The Greenwich Meridian, which is also known as the zero meridian, base meridian or prime meridian, is the base meridian for measuring longitude. The name “Greenwich Meridian” comes from a point in England through which the meridian passes; to be more precise, its base point is the old Royal Greenwich Observatory.

The Greenwich Meridian was adopted as the reference meridian at an international conference which was held in Washington in 1884; it was presided over by the President of the United States and attended by delegations from a total of 25 different countries.
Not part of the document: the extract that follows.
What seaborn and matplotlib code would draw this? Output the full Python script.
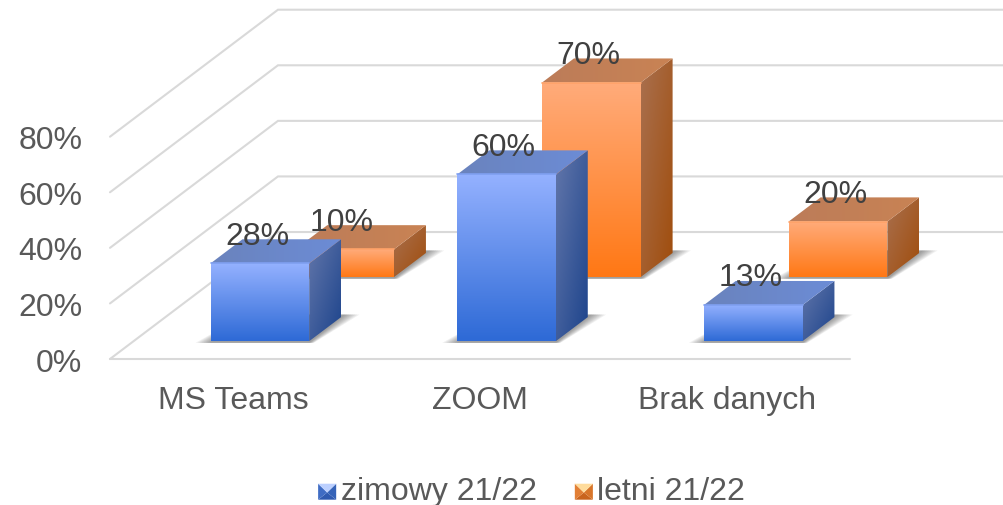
import matplotlib
matplotlib.use("Agg")
import matplotlib.pyplot as plt
from matplotlib.colors import to_rgb
from matplotlib.legend_handler import HandlerBase
from matplotlib.patches import Patch, Polygon
import numpy as np
import pandas as pd
import seaborn as sns

categories = ["MS Teams", "ZOOM", "Brak danych"]
zimowy = [28, 60, 13]
letni = [10, 70, 20]
seasons = ["zimowy 21/22", "letni 21/22"]
y_ticks = [0, 20, 40, 60, 80]

# depth of the box in data units (x in category steps, y in percent)
DX = 0.681
DY = 45.7
PX_X = 1 / 246.67
SHIFT_X = 3 * PX_X
SLOTS = {"zimowy 21/22": 0.14, "letni 21/22": 0.645}
SLOT_D = 0.19

# front top, front bottom, side light, side dark, top left, top right, edge
BLUE = ["#94b1ff", "#2e6ad6", "#6276aa", "#1d448c", "#6a83bd", "#6c8cd6", "#7f9ff0"]
ORANGE = ["#ffab7a", "#ff7815", "#a9704f", "#a04d0c", "#bc7c59", "#c98354", "#ffa268"]
COLORS = {"zimowy 21/22": BLUE, "letni 21/22": ORANGE}
GRID = "#d9d9d9"

sns.set_theme(style="white")
plt.rcParams["font.family"] = ["Liberation Sans", "DejaVu Sans"]

df = pd.DataFrame({
    "category": categories * 2,
    "season": [seasons[0]] * 3 + [seasons[1]] * 3,
    "value": zimowy + letni,
})

fig = plt.figure(figsize=(10.04, 5.06), dpi=100)
ax = fig.add_axes([110 / 1004, 146 / 506, 740 / 1004, 222.3 / 506])
sns.barplot(data=df, x="category", y="value", hue="season", hue_order=seasons,
            order=categories, dodge=False, width=0.4, legend=False, ax=ax)
ax.set_xlim(-0.5, 2.5)
ax.set_ylim(0, 80)
ax.set_autoscale_on(False)


def proj(x, v, d):
    return (x + d * DX, v + d * DY)


def grad_fill(pts, img, zorder):
    # gradient image cut to the shape of a polygon
    pts = np.array(pts)
    poly = Polygon(pts, closed=True, fc="none", ec="none", transform=ax.transData, zorder=zorder)
    ax.add_patch(poly)
    poly.set_clip_on(False)
    im = ax.imshow(img, extent=(pts[:, 0].min(), pts[:, 0].max(), pts[:, 1].min(), pts[:, 1].max()),
                   origin="upper", aspect="auto", interpolation="bilinear", zorder=zorder)
    # the image has to reach past the axes box, the walls are above it
    im.set_clip_box(fig.bbox)
    im.set_clip_path(poly)


def ramp(c1, c2, rows, cols):
    # rows/cols say which way the colour runs
    v = np.linspace(0, 1, rows)[:, None]
    u = np.linspace(0, 1, cols)[None, :]
    t = (v + u) / ((1 if rows > 1 else 0) + (1 if cols > 1 else 0))
    a, b = np.array(to_rgb(c1)), np.array(to_rgb(c2))
    return a[None, None, :] * (1 - t[:, :, None]) + b[None, None, :] * t[:, :, None]


# grid: left wall diagonals, back wall lines, front floor line
for v in y_ticks:
    x0, y0 = proj(-0.5, v, 0)
    x1, y1 = proj(-0.5, v, 1)
    x2, y2 = proj(2.5, v, 1)
    ax.plot([x0, x1, x2], [y0, y1, y2], color=GRID, lw=1.5, zorder=0.5, clip_on=False,
            solid_joinstyle="miter")
ax.plot([-0.5, 2.5], [0, 0], color=GRID, lw=1.5, zorder=0.5, clip_on=False)

for container, season in zip(ax.containers, seasons):
    d0 = SLOTS[season]
    d1 = d0 + SLOT_D
    col = COLORS[season]
    base = 2 if season == seasons[1] else 3
    for bar in container:
        x0 = bar.get_x() + SHIFT_X
        x1 = x0 + bar.get_width()
        v = bar.get_height()

        # soft floor shadow, stacked layers
        for e in np.arange(15, 0, -2.0):
            s = e * PX_X
            pts = [proj(x0 - s, -0.6, d0), proj(x1 + s * 0.3, -0.6, d0),
                   proj(x1 + s, 0, d1 + 0.02), proj(x0, 0, d1 + 0.02)]
            ax.add_patch(Polygon(pts, fc="#303030", ec="none", alpha=0.07, zorder=base - 0.5,
                                 clip_on=False))

        # front face goes through the seaborn bar itself
        fx, fy = proj(x0, 0, d0)
        bar.set_x(fx)
        bar.set_y(fy)
        bar.set_facecolor(col[1])
        bar.set_edgecolor("none")
        bar.set_zorder(base)
        bar.set_clip_on(False)
        front = [proj(x0, 0, d0), proj(x1, 0, d0), proj(x1, v, d0), proj(x0, v, d0)]
        grad_fill(front, ramp(col[0], col[1], 64, 1), base + 0.1)
        ax.plot([front[3][0], front[2][0]], [front[3][1], front[2][1]], color=col[6], lw=1.2,
                zorder=base + 0.2, clip_on=False)

        side = [proj(x1, 0, d0), proj(x1, 0, d1), proj(x1, v, d1), proj(x1, v, d0)]
        grad_fill(side, ramp(col[2], col[3], 64, 32), base + 0.1)

        top = [proj(x0, v, d0), proj(x1, v, d0), proj(x1, v, d1), proj(x0, v, d1)]
        grad_fill(top, ramp(col[4], col[5], 1, 64), base + 0.15)

        ax.annotate(f"{v:.0f}%", xy=(0.5 * (front[0][0] + front[1][0]), front[2][1]),
                    xytext=(-2, 20), textcoords="offset points", ha="center", va="center",
                    fontsize=23, color="#404040", zorder=10, annotation_clip=False)

ax.set_xlim(-0.5, 2.5)
ax.set_ylim(0, 80)
ax.set_xticks(range(len(categories)), categories)
ax.set_yticks(y_ticks, [f"{t}%" for t in y_ticks])
ax.set_xlabel("")
ax.set_ylabel("")
ax.tick_params(axis="x", length=0, pad=19, labelsize=23, labelcolor="#595959")
ax.tick_params(axis="y", length=0, pad=20, labelsize=23, labelcolor="#595959")
ax.patch.set_alpha(0)
sns.despine(ax=ax, left=True, bottom=True)


class SquareHandler(HandlerBase):
    def __init__(self, cols):
        super().__init__()
        self.cols = cols

    def create_artists(self, legend, orig_handle, xdescent, ydescent, width, height, fontsize, trans):
        x0, y0 = -xdescent + 1, -ydescent - 0.5
        w, h = 13, 11.5
        c = (x0 + w / 2, y0 + h * 0.45)
        a, b, e, f = (x0, y0), (x0 + w, y0), (x0 + w, y0 + h), (x0, y0 + h)
        out = []
        for tri, fc in [((a, b, c), self.cols[1]), ((b, e, c), self.cols[3]),
                        ((a, f, c), self.cols[2]), ((f, e, c), self.cols[0])]:
            out.append(Polygon(tri, closed=True, fc=fc, ec="none", transform=trans))
        return out


h1 = Patch(label=seasons[0])
h2 = Patch(label=seasons[1])
BLUE_KEY = ["#bcd0ff", "#2f5ab0", "#3f6cc4", "#3563b8"]
ORANGE_KEY = ["#ffdc9c", "#c9641e", "#e27f35", "#d8752a"]
fig.legend(handles=[h1, h2], loc="center", bbox_to_anchor=(531 / 1004, 1 - 492 / 506),
           ncol=2, frameon=False, fontsize=23, labelcolor="#595959",
           handlelength=0.6, handletextpad=0.15, columnspacing=1.15,
           handler_map={h1: SquareHandler(BLUE_KEY), h2: SquareHandler(ORANGE_KEY)})

fig.savefig("out.png", dpi=100)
At this conference, it was agreed that:


  1. It was desirable to have a single, standard meridian to replace the numerous meridians in existence and use at that time.
  2. The meridian passing through the Greenwich Observatory would be adopted as the initial meridian.
  3. Around the globe, the longitudes of points to the east and west of this line would be calculated up to 180º using the initial meridian as the base reference.
  4. All countries would adopt the same day.
  5. This universal day would begin at midnight (solar time) at Greenwich and last for 24 hours.
  6. Nautical and astronomical days would also begin at midnight.
  7. Future technical studies should be designed and regulated using the decimal system and help to disseminate its use for the measurement of both time and space.


The second resolution was passed with the opposition of Santo Domingo (today known as the Dominican Republic) and with the abstentions of France (whose maps would continue to use the Paris Meridian as the base reference for several more decades) and Brazil.

One time zone corresponds to 15 degrees of longitude (because 360 degrees correspond to 24 hours and 360/24 = 15).

The International Date Line (where one day changes to the next), which crosses the Pacific Ocean, is located directly opposite the Greenwich Meridian. For practical reasons – and to avoid, for example, island nations having territories in different time zones – this line has been pragmatically adapted to geographic circumstance; as a result, it is not straight, but zigzags at various points, as do some other time-zone defining lines which do not coincide with the meridians.